Cloud and Virtualization Security Resolutions for 2012

Christmas is over and New Years is on its way. A time to make resolutions and see the year complete.  A time to review what is old and plan for the future. This is a perfect time to review your defense in depth and look to see if there are security additions needed in 2012. So what cloud and virtualization security New Years resolutions should I make for 2012?

First we need to know what is available, and what aspect of cloud and virtualization security we need to consider. Perhaps we actually should consider everything, but that is one mighty big resolution.

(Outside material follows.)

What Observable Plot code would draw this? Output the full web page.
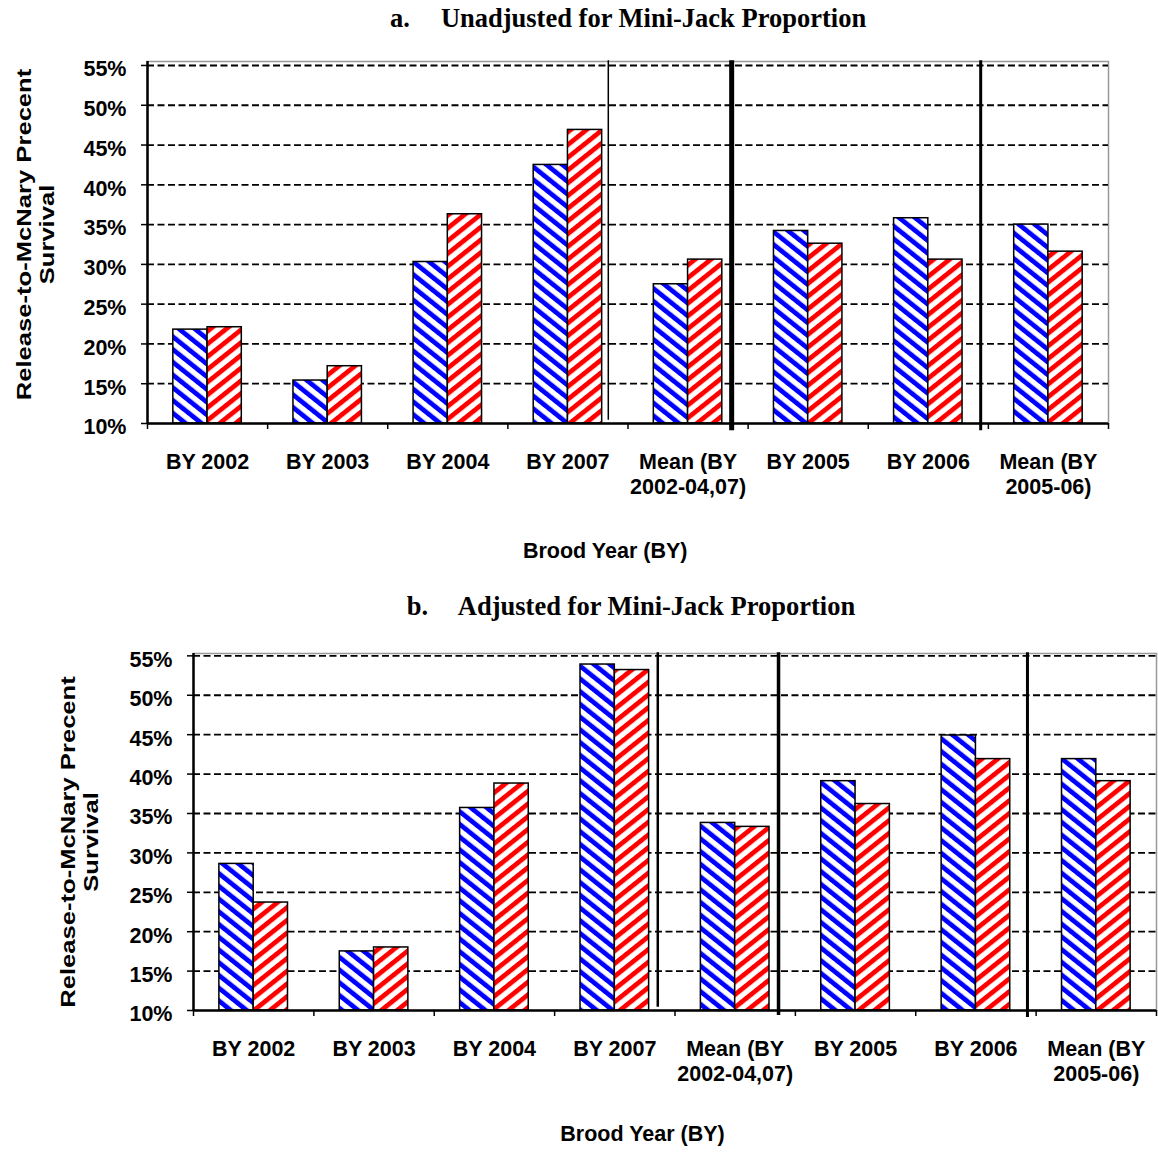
<!DOCTYPE html>
<html><head><meta charset="utf-8">
<script src="https://cdn.jsdelivr.net/npm/d3@7"></script>
<script src="https://cdn.jsdelivr.net/npm/@observablehq/plot@0.6"></script>
<style>
body{margin:0;background:#fff;width:1158px;height:1157px;position:relative;overflow:hidden;font-family:"Liberation Sans",Arial,sans-serif}
.title{position:absolute;font-family:"Liberation Serif","Times New Roman",serif;font-weight:bold;font-size:26.5px;line-height:30px;white-space:nowrap;transform:translateX(-50%)}
.title .lbl{display:inline-block;width:51px}
#c1{position:absolute;left:0;top:36px}
#c2{position:absolute;left:0;top:625px}
</style></head><body>
<svg width="0" height="0" style="position:absolute;left:0;top:0"><defs>
<pattern id="hatchBlue" patternUnits="userSpaceOnUse" width="9" height="9" patternTransform="scale(1.25,1) rotate(-45)">
<rect width="9" height="9" fill="white"/><rect width="4.3" height="9" fill="#0000ff"/></pattern>
<pattern id="hatchRed" patternUnits="userSpaceOnUse" width="9" height="9" patternTransform="scale(1.25,1) rotate(45)">
<rect width="9" height="9" fill="white"/><rect width="4.3" height="9" fill="#ff0000"/></pattern>
</defs></svg>
<div class="title" style="left:628px;top:3px"><span class="lbl">a.</span>Unadjusted for Mini-Jack Proportion</div>
<div id="c1"></div>
<div class="title" style="left:631px;top:591px"><span class="lbl">b.</span>Adjusted for Mini-Jack Proportion</div>
<div id="c2"></div>
<script>
const categories = ["BY 2002", "BY 2003", "BY 2004", "BY 2007", "Mean (BY\n2002-04,07)", "BY 2005", "BY 2006", "Mean (BY\n2005-06)"];
const unadjustedBlue = [21.8, 15.4, 30.3, 42.5, 27.5, 34.2, 35.8, 35.0];
const unadjustedRed  = [22.1, 17.2, 36.3, 46.9, 30.6, 32.6, 30.6, 31.6];
const adjustedBlue   = [28.6, 17.5, 35.7, 53.9, 33.8, 39.1, 44.9, 41.9];
const adjustedRed    = [23.7, 18.0, 38.8, 53.2, 33.3, 36.2, 41.9, 39.1];
const yTicks = [10, 15, 20, 25, 30, 35, 40, 45, 50, 55];
const yTitle = "Release-to-McNary Precent\nSurvival";
const xTitle = "Brood Year (BY)";

const FONT = "'Liberation Sans', Arial, sans-serif";
const BW = 0.285;
const FS = 21.5;

function chart(o) {
  const blueRows = categories.map((c, i) => ({i, v: o.blue[i]}));
  const redRows = categories.map((c, i) => ({i, v: o.red[i]}));
  const svg = Plot.plot({
    width: 1158, height: o.height,
    marginLeft: o.marginLeft, marginRight: o.marginRight, marginTop: o.marginTop, marginBottom: o.marginBottom,
    x: {domain: [0, 8], axis: null, label: null},
    y: {domain: [10, o.ytop], axis: null, label: null},
    style: {fontFamily: FONT, fontWeight: "bold", fontSize: FS + "px", color: "black", background: "white", overflow: "visible"},
    marks: [
      Plot.frame({stroke: "#999", strokeWidth: 1.5}),
      Plot.gridY(yTicks.slice(1), {stroke: "black", strokeOpacity: 1, strokeWidth: 1.8, strokeDasharray: "7,3.5"}),
      Plot.rectY(blueRows, {x1: d => d.i + 0.5 - BW, x2: d => d.i + 0.5, y1: 10, y2: "v", fill: "url(#hatchBlue)", stroke: "black", strokeWidth: 1.5}),
      Plot.rectY(redRows, {x1: d => d.i + 0.5, x2: d => d.i + 0.5 + BW, y1: 10, y2: "v", fill: "url(#hatchRed)", stroke: "black", strokeWidth: 1.5}),
      ...o.seps.map(s => Plot.ruleX([s.x], {y1: s.y1, y2: o.ytop + 0.1, stroke: "black", strokeWidth: s.w})),
      Plot.axisY({ticks: yTicks, tickFormat: () => "", tickSize: 6, strokeWidth: 1.5, label: null}),
      Plot.axisX({ticks: d3.range(0, 9), tickFormat: () => "", tickSize: 6, strokeWidth: 1.5, label: null}),
      Plot.ruleY([10], {stroke: "black", strokeWidth: 2.5}),
      Plot.ruleX([0], {stroke: "black", strokeWidth: 2.5}),
      Plot.text(yTicks, {y: d => d, text: d => d + "%", frameAnchor: "left", textAnchor: "end", dx: -21, dy: 4, fontSize: FS, fontWeight: "bold"}),
      Plot.text(categories, {x: (d, i) => i + 0.5, text: d => d, frameAnchor: "bottom", lineAnchor: "top", dy: 28, lineHeight: 1.15, fontSize: FS, fontWeight: "bold"}),
      Plot.text([xTitle], {x: o.xTitleX, text: d => d, frameAnchor: "bottom", dy: o.xTitleDy, fontSize: FS, fontWeight: "bold"}),
      Plot.text([yTitle], {text: d => d, frameAnchor: "left", rotate: -90, textAnchor: "middle", dx: o.yTitleDx, dy: o.yTitleDy, lineHeight: 1.1, fontSize: 21, fontWeight: "bold"})
    ]
  });
  // the reference's axis title is drawn stretched along its reading direction
  d3.select(svg).selectAll("text").filter(function() { return this.textContent.startsWith("Release"); })
    .attr("transform", function() { return (this.getAttribute("transform") || "") + " scale(1.22,1)"; });
  return svg;
}

document.getElementById("c1").appendChild(chart({
  blue: unadjustedBlue, red: unadjustedRed, ytop: 55.5,
  height: 537, marginLeft: 147, marginRight: 50, marginTop: 25, marginBottom: 150,
  seps: [{x: 3.836, w: 1.5, y1: 10.4}, {x: 4.863, w: 5, y1: 9.1}, {x: 6.936, w: 3, y1: 9.1}],
  xTitleX: 3.81, xTitleDy: 134, yTitleDx: -112, yTitleDy: -8
}));
document.getElementById("c2").appendChild(chart({
  blue: adjustedBlue, red: adjustedRed, ytop: 55.3,
  height: 530, marginLeft: 193, marginRight: 2, marginTop: 28, marginBottom: 145,
  seps: [{x: 3.857, w: 2.5, y1: 10.4}, {x: 4.86, w: 3.5, y1: 9.35}, {x: 6.928, w: 3, y1: 9.1}],
  xTitleX: 3.73, xTitleDy: 130, yTitleDx: -114, yTitleDy: 10
}));
</script>
</body></html>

So we can take everything in steps from the no-cost steps through various security tools to educating all involved with cloud and virtual environments.

There are the classic no cost steps that everyone must take, that have been discussed at length:

  • Realize that data does not always leave a virtual environment when talking from VM to VM, that visibility into this environment is required.
  • Segregate and separate your management constructs from your workloads.
  • Realize that hardening guides are only part of the solution, defense in depth is required
  • Form a Cross-Functional Team to review all things Cloud or Virtualization

There are standards to employ:

  • DISA STIG for ESX v3.x (however there is nothing yet for ESX v4 or v5 so you must apply existing practices such as the VMware Hardening Guide, PCI DSS 2.0, or CISSecurity guides)
  • CISSecurity Guide for vSphere v4
  • VMware Hardening Guide for vSphere v4
  • PCI DSS 2.0 guidance for virtual and physical environments

There are the classic extension of you existing physical security tools:

  • If you use Cisco gear, look at the Cisco Nexus 1000V + VSG combination
  • If you use Juniper gear, look at the Juniper vGW (formally Altor)
  • If you use Tipping point gear, look at Reflex Systems vTrust
  • If you use Checkpoint gear, look at Checkpoint’s virtual firewall
  • If you use IBM gear, look at IBM VSS

There is also the classic requirements for Firewall, IDS, IPS, Compliance, and Remediation:

  • For automated remediation of compliance and other violations you will want to consider  Catbird, Reflex Systems VMC + vTrust
  • For Compliance you may wish to look at VMware Configuration Manager, HyTrust, Catbird, Reflex Systems, and Juniper vGW
  • If you want to look at a classic firewall with IDS/IPS  you will wish to consider Reflex Systems, Vyatta, Trend Micro, Catbird, Juniper vGW, Checkpoint, VMware vShield (no IDS/IPS yet), and many others

For classic Anti-malware requirements there are:

  • For offloading anti-malware there is Trend Micro Deep Security
  • For virtualization aware technologies there is Trend Micro Deep Security, Symantec, McAffee, and others

For Data at Rest and movement between clouds security:

  • You will wan to look at Afore Technologies

For offloaded Security as a Service:

  • Zscaler offloads anti-virus, anti-malware, DLP, and many other security functions
  • Cloud Passage offloads firewall management within Amazon EC2 and other clouds
  • Trusteer offloads certificate management for critical systems

The list goes on from here, with many tools being repeated in each category. The savvy cloud and virtualization administrator and security administrators will realize that there is just not one tool and that they will need to run a combination of tools and practices to implement security policies.

2011 saw a growth in virtual environment security, however what I see in the industry is an increased need to just do the basics. The low hanging fruit that starts with virtualization and cloud architecture. A need to still educate everyone about the issues surrounding virtual environment security. There is a need to improve security folks understanding of cloud and virtual environments. These educational processes must continue, consider some of the courses on Virtual Environment Security and you will see just how easy it is to attack a badly architected environment. Course from:

It all starts with knowledge, knowledge that there are no longer any bastions, that defense in depth is a requirement, and that we need to protect our data as it moves around our virtual environments, hybrid clouds, and into and out of the various clouds we use today, such as Salesforce, Dropbox, Google, Twitter, etc. etc. The list is nearly endless as such we need to consider how we access this data (from our hand held devices), how we access this data (mostly in cleartext or easily broken SSL connections), and how can we protect our data. Perhaps we should all add a simple resolution to our new year’s list:

I resolve to review where our data goes, how best to protect our data, and how to maintain security where the bastion has moved to the data.